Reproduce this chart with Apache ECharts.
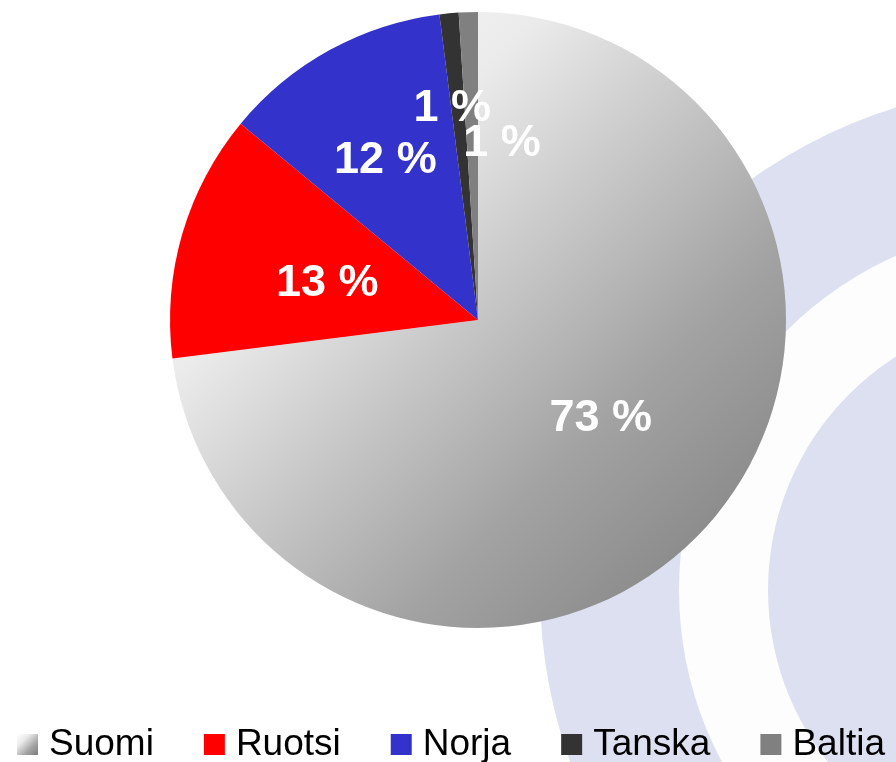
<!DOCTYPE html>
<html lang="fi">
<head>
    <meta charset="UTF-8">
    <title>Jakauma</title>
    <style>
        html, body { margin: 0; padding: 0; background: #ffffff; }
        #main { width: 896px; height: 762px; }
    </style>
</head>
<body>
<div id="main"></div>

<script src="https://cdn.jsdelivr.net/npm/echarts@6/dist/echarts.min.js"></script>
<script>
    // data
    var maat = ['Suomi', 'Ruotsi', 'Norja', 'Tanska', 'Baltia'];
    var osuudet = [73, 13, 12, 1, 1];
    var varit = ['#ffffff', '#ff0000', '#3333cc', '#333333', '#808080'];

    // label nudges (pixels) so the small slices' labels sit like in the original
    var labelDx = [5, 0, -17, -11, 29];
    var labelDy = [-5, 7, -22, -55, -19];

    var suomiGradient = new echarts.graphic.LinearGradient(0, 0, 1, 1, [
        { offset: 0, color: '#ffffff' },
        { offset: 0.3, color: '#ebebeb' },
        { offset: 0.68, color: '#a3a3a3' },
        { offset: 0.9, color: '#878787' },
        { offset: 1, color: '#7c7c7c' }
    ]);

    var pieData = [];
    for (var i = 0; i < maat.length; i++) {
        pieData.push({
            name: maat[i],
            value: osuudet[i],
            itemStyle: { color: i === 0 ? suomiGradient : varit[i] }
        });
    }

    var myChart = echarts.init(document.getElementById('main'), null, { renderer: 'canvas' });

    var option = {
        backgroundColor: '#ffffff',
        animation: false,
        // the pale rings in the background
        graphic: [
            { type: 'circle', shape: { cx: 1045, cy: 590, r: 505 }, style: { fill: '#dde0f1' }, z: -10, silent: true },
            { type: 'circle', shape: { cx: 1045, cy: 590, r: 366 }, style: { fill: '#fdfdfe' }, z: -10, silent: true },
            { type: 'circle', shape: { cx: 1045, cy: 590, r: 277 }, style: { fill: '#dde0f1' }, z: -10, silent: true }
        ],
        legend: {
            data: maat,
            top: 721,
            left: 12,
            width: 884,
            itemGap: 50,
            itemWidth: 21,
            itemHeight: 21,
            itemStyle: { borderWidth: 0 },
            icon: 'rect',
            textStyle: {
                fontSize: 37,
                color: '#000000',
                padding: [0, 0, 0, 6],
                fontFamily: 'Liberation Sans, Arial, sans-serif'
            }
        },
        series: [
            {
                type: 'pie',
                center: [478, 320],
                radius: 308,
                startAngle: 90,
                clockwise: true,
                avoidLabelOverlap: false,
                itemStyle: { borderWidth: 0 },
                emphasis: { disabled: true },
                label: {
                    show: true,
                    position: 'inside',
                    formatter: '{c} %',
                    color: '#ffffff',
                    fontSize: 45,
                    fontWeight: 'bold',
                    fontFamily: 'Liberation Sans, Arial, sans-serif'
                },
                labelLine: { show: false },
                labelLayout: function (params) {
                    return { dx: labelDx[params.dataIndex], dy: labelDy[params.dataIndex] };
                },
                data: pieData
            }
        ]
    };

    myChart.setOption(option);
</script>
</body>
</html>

········

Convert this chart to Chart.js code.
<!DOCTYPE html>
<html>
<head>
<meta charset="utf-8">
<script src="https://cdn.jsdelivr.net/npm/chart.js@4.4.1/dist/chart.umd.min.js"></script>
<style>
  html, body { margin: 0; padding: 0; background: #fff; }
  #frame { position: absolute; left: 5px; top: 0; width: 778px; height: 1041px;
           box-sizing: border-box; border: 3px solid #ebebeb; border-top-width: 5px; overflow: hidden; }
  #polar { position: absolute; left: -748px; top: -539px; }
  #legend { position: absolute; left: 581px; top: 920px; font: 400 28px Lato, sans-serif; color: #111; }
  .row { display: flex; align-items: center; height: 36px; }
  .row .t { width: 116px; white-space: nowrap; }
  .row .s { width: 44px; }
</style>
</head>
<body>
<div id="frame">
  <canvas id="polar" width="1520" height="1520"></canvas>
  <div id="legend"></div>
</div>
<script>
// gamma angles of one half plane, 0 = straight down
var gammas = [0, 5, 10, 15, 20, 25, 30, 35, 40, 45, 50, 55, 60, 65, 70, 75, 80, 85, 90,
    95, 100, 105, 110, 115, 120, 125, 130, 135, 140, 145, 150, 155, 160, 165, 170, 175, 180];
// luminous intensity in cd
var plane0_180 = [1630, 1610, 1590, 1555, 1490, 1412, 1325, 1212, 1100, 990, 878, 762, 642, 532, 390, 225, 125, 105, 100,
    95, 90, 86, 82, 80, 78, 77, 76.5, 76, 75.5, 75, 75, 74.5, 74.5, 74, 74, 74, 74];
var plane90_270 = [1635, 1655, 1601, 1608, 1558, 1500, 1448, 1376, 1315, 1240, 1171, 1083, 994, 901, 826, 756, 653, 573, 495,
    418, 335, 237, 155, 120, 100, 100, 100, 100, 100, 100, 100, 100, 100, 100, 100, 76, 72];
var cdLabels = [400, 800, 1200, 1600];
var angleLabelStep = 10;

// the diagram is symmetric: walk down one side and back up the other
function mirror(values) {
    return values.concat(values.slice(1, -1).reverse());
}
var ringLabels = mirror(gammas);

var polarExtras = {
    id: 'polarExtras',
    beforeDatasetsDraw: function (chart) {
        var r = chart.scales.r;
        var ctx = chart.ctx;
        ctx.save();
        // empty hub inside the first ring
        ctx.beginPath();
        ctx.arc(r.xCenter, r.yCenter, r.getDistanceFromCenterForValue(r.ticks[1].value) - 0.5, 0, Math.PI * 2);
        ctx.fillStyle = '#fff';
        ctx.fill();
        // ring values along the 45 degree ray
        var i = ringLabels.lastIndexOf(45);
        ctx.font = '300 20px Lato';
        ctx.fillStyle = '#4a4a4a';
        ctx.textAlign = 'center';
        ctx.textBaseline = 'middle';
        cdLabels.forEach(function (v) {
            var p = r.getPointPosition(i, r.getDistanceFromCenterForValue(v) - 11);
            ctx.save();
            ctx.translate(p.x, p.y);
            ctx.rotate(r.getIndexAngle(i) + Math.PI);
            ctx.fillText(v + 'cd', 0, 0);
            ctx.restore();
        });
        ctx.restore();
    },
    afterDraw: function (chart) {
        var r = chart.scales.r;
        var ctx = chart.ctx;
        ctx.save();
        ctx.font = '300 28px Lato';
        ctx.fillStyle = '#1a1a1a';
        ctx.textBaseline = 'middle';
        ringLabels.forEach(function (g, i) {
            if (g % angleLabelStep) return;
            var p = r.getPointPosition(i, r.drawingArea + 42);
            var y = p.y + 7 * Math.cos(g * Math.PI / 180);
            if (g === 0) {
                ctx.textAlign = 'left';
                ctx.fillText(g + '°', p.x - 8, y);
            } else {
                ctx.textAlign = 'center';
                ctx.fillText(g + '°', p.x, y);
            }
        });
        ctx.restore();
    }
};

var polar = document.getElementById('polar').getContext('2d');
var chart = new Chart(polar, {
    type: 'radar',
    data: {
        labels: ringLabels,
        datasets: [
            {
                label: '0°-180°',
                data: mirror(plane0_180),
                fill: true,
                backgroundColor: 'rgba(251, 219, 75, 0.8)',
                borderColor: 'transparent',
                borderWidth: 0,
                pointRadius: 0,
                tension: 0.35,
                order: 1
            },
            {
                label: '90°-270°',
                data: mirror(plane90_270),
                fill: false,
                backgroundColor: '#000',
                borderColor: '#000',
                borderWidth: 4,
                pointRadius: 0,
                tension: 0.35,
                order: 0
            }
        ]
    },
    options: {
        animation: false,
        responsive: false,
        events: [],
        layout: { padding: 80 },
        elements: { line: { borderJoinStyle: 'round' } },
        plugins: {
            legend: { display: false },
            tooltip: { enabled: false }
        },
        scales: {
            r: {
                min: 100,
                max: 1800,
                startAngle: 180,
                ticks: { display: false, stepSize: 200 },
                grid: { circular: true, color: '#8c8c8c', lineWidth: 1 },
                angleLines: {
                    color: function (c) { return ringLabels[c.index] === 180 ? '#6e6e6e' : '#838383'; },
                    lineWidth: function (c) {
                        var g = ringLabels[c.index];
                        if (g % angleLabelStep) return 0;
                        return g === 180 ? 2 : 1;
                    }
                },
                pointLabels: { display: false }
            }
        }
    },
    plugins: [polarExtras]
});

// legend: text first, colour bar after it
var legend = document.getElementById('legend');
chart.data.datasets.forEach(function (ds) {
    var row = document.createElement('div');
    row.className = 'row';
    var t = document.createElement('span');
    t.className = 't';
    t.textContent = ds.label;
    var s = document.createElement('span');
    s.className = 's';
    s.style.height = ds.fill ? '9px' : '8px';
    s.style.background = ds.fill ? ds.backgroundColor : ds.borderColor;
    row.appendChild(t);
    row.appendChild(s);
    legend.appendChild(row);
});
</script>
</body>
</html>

········

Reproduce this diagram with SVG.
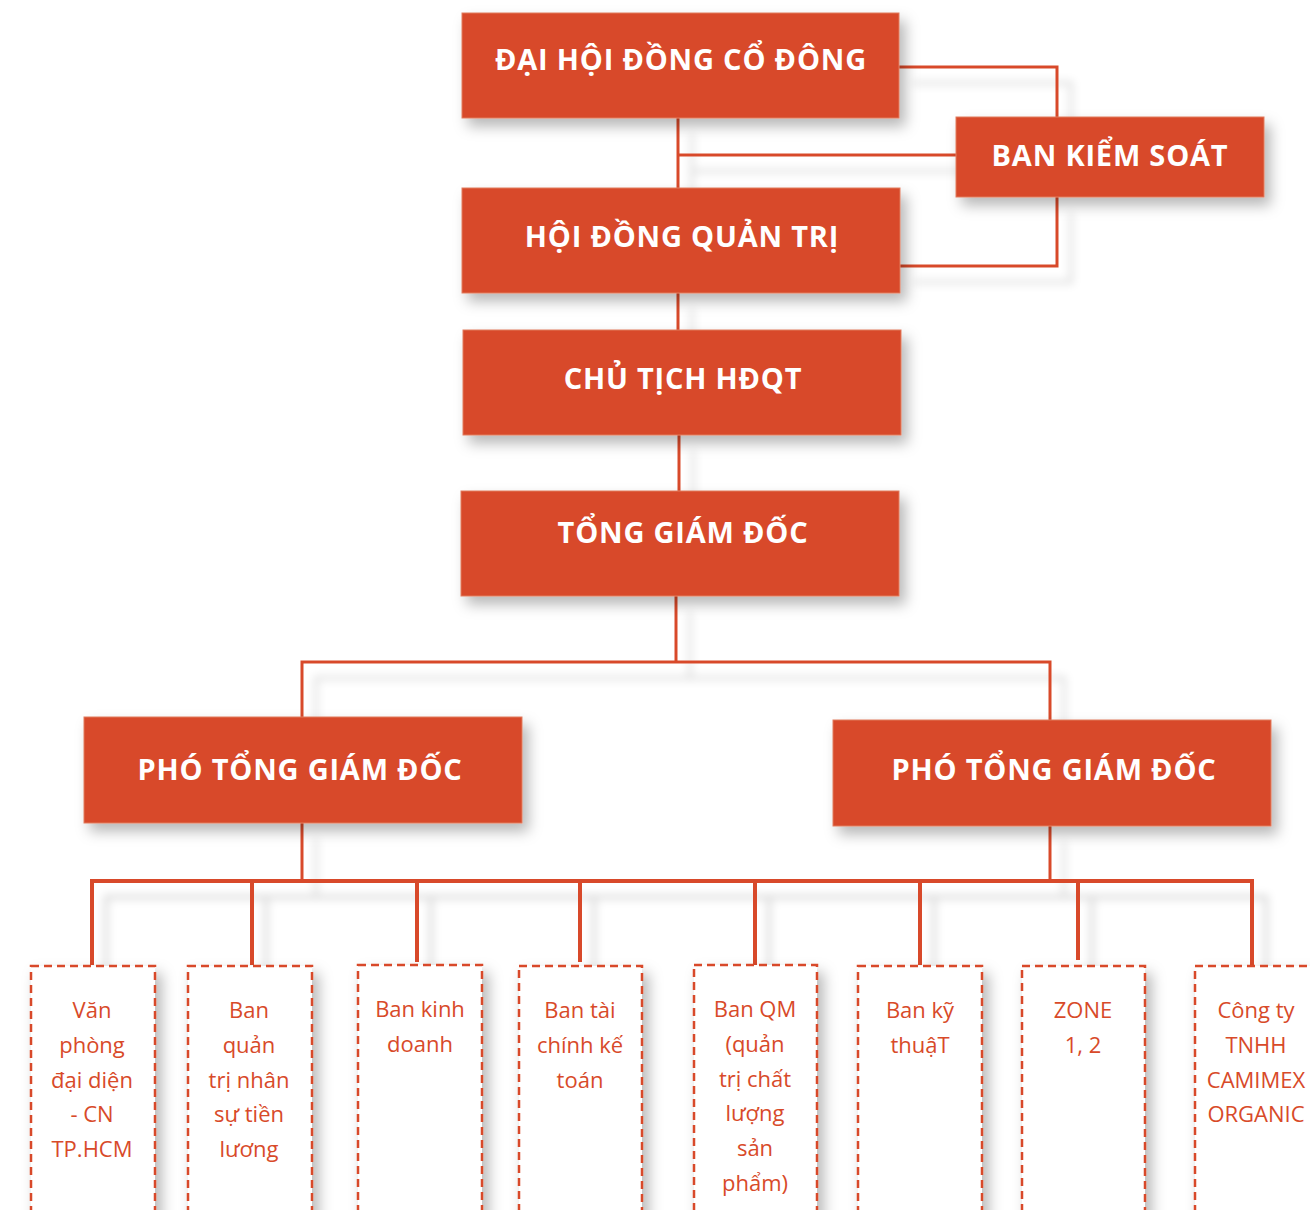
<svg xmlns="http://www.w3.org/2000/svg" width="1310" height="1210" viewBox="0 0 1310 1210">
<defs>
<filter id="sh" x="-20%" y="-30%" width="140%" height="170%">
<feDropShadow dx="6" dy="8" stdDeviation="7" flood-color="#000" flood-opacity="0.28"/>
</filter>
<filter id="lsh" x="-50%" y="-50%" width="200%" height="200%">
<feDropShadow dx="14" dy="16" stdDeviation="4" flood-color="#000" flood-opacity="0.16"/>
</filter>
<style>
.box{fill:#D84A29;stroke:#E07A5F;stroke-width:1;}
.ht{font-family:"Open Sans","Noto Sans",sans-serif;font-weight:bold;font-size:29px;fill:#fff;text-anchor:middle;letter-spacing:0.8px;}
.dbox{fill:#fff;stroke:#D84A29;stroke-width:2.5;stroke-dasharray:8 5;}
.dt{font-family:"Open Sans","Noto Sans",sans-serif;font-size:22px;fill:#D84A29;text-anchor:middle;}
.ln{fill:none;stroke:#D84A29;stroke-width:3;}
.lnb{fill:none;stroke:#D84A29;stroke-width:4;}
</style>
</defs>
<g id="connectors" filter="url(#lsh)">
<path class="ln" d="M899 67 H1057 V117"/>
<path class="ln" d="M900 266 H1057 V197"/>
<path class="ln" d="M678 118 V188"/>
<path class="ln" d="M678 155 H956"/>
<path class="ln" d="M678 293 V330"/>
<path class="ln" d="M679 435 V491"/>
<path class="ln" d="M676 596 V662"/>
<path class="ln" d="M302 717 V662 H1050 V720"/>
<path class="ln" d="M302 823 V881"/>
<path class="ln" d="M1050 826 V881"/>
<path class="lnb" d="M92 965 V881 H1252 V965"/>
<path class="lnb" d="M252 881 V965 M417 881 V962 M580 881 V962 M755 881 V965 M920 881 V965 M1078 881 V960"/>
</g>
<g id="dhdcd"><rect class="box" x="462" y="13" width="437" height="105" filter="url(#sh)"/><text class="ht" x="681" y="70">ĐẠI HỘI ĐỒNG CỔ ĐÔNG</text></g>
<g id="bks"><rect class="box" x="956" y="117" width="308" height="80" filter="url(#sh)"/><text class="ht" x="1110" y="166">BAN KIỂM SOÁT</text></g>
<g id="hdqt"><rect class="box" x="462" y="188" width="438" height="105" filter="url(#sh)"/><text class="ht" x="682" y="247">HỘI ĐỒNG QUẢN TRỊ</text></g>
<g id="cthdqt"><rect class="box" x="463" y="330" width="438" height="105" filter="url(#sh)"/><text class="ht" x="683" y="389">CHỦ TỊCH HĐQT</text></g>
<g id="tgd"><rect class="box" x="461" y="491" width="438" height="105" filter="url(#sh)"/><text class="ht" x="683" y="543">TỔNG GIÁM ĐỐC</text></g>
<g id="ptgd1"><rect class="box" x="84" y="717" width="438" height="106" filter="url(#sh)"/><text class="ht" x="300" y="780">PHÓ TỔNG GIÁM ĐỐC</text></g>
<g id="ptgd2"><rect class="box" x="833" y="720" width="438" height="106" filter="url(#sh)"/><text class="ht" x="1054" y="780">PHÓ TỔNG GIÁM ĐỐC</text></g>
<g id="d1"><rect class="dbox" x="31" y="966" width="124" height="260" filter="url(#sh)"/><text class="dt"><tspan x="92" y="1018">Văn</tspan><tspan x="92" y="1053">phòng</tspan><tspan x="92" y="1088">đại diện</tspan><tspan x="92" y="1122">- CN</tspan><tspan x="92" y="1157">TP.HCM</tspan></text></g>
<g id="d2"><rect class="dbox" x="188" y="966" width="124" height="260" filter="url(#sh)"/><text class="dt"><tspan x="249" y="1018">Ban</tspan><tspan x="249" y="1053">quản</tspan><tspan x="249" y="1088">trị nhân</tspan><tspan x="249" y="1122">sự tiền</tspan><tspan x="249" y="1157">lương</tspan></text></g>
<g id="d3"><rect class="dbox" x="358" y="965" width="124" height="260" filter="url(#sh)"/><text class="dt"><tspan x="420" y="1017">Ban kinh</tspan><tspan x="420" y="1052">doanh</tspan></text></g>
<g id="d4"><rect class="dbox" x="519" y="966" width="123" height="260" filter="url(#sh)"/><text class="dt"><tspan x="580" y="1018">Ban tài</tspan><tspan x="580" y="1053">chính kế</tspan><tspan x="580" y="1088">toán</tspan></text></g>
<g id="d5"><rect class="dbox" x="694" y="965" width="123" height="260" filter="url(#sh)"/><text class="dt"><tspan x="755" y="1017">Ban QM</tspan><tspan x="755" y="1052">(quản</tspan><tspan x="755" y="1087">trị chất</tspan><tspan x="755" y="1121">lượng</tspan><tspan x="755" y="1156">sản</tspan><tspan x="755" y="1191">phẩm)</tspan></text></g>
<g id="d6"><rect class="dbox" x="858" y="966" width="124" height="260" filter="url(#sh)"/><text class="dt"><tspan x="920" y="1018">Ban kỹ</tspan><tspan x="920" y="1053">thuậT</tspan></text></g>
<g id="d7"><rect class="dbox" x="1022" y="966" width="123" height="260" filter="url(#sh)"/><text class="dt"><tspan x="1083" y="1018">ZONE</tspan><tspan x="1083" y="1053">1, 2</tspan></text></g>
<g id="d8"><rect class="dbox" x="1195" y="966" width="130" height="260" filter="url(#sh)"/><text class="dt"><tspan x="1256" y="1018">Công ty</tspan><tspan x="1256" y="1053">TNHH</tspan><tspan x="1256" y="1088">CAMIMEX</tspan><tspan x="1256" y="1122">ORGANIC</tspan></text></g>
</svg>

········

Short exercise ->
Can you give again only the lines between the one containing "Reproduce this chart with Apache ECharts." and the one containing "['#ffffff', '#ff0000', '#3333cc', '#333333', '#808080'];", counting both, exactly as they appear and without any pictures?

Reply ->
Reproduce this chart with Apache ECharts.
<!DOCTYPE html>
<html lang="fi">
<head>
    <meta charset="UTF-8">
    <title>Jakauma</title>
    <style>
        html, body { margin: 0; padding: 0; background: #ffffff; }
        #main { width: 896px; height: 762px; }
    </style>
</head>
<body>
<div id="main"></div>

<script src="https://cdn.jsdelivr.net/npm/echarts@6/dist/echarts.min.js"></script>
<script>
    // data
    var maat = ['Suomi', 'Ruotsi', 'Norja', 'Tanska', 'Baltia'];
    var osuudet = [73, 13, 12, 1, 1];
    var varit = ['#ffffff', '#ff0000', '#3333cc', '#333333', '#808080'];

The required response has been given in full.